14.10-14.40: Huyên Pham (Paris 7):
Actor-Critic learning for mean-field control in continuous time
14.40-15.10: Yufei Zhang (LSE):
Exploration-exploitation trade-off for continuous-time reinforcement learning
15:10-15:30: Break and Informal Discussion
15:30-16:00: Renyuan Xu (University of Southern California)
: System Noise and Individual Exploration in Learning Large Population Games
16:00-16:30: Xun Yu Zhou (Columbia):
Q-Learning in Continuous Time
16:30-16:50: Panel Discussion
16:50-17:00: Wrap up and Conclusion
The meeting will be preceded by the Annual General Meeting of the Applied Probability Section at 1.30pm
): Actor-Critic learning for mean-field control in continuous time
We study policy gradient for mean-field control in continuous time in a reinforcement learning setting. By considering randomised policies with entropy regularisation,
we derive a gradient expectation representation of the value function, which is amenable to actor-critic type algorithms where the value functions and the policies are learnt alternately based
on observations samples of the state and model-free estimation of the population state distribution. In the linear-quadratic mean-field framework,
we obtain an exact parametrisation of the actor and critic functions defined on the Wasserstein space. Finally, we illustrate the results of our algorithms with some numerical experiments on concrete examples.
): Exploration-exploitation trade-off for continuous-time reinforcement learning
Recently, reinforcement learning (RL) has attracted substantial research interests. Much of the attention and success, however, has been for the discrete-time setting. Continuous-time RL, despite its natural analytical connection to stochastic controls, has been largely unexplored and with limited progress. In particular, characterising sample efficiency for continuous-time RL algorithms remains a challenging and open problem.
In this talk, we develop a framework to analyse model-based reinforcement learning in the episodic setting. We then apply it to optimise exploration-exploitation trade-off for linear-convex RL problems, and report sublinear (or even logarithmic) regret bounds for a class of learning algorithms inspired by filtering theory. The approach is probabilistic, involving analysing learning efficiency using concentration inequalities for correlated continuous-time observations, and quantifying the performance gap between greedy policies derived from estimated and true models based on stochastic control theory.
): System Noise and Individual Exploration in Learning Large Population Games
In this talk, we demonstrate the importance of system noise and individual exploration in the context of multi-agent reinforcement learning in a large population regime. In particular, we discuss several linear-quadratic problems where agents are assumed to have limited information about the stochastic system, and we focus on the policy gradient method which is a class of widely-used reinforcement learning algorithms.

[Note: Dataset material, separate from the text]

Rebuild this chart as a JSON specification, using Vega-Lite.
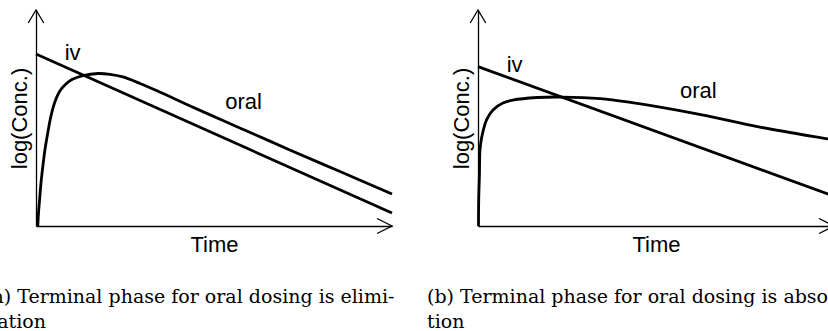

In the finite-agent setting, we show that (a modified) policy gradient method could guide agents to find the Nash equilibrium solution provided there is a certain level of noise in the system. The noise can either come from the underlying dynamics or carefully designed explorations from the agents. When the number of agents goes to infinity, we propose an exploration scheme with entropy regularization that could help each individual agent to explore the unknown system as well as the behavior of other agents. The proposed scheme is shown to be able to speed up and stabilize the learning procedure.
This talk is based on several projects with Xin Guo (UC Berkeley), Ben Hambly (U of Oxford), Huining Yang (Princeton U), and Thaleia Zariphopoulou (UT Austin).
Xun Yu Zhou
): Q-Learning in Continuous Time.
We study the continuous-time counterpart of Q-learning for reinforcement learning (RL) under the entropy-regularized, exploratory diffusion process formulation introduced by Wang et al. (2020). As the conventional (big) Q-function collapses in continuous time, we consider its first-order approximation and coin the term “(little) q-function”. This function is related to the instantaneous advantage rate function as well as the Hamiltonian. We develop a “q-learning” theory around the q-function that is independent of time discretization. Given a stochastic policy, we jointly characterize the associated q-function and value function by martingale conditions of certain stochastic processes. We then apply the theory to devise various actor–critic algorithms for solving underlying RL problems, depending on whether or not the density function of the Gibbs measure generated from the q-function can be computed explicitly. One of our algorithms interprets the well-known Q-learning algorithm SARSA, and another recovers a policy gradient (PG) based continuous-time algorithm proposed in Jia and Zhou (2021). Finally, we conduct simulation experiments to compare the performance of our algorithms with those of PG-based algorithms in Jia and Zhou (2021) and time-discretized conventional Q-learning algorithms. Joint work with Yanwei Jia.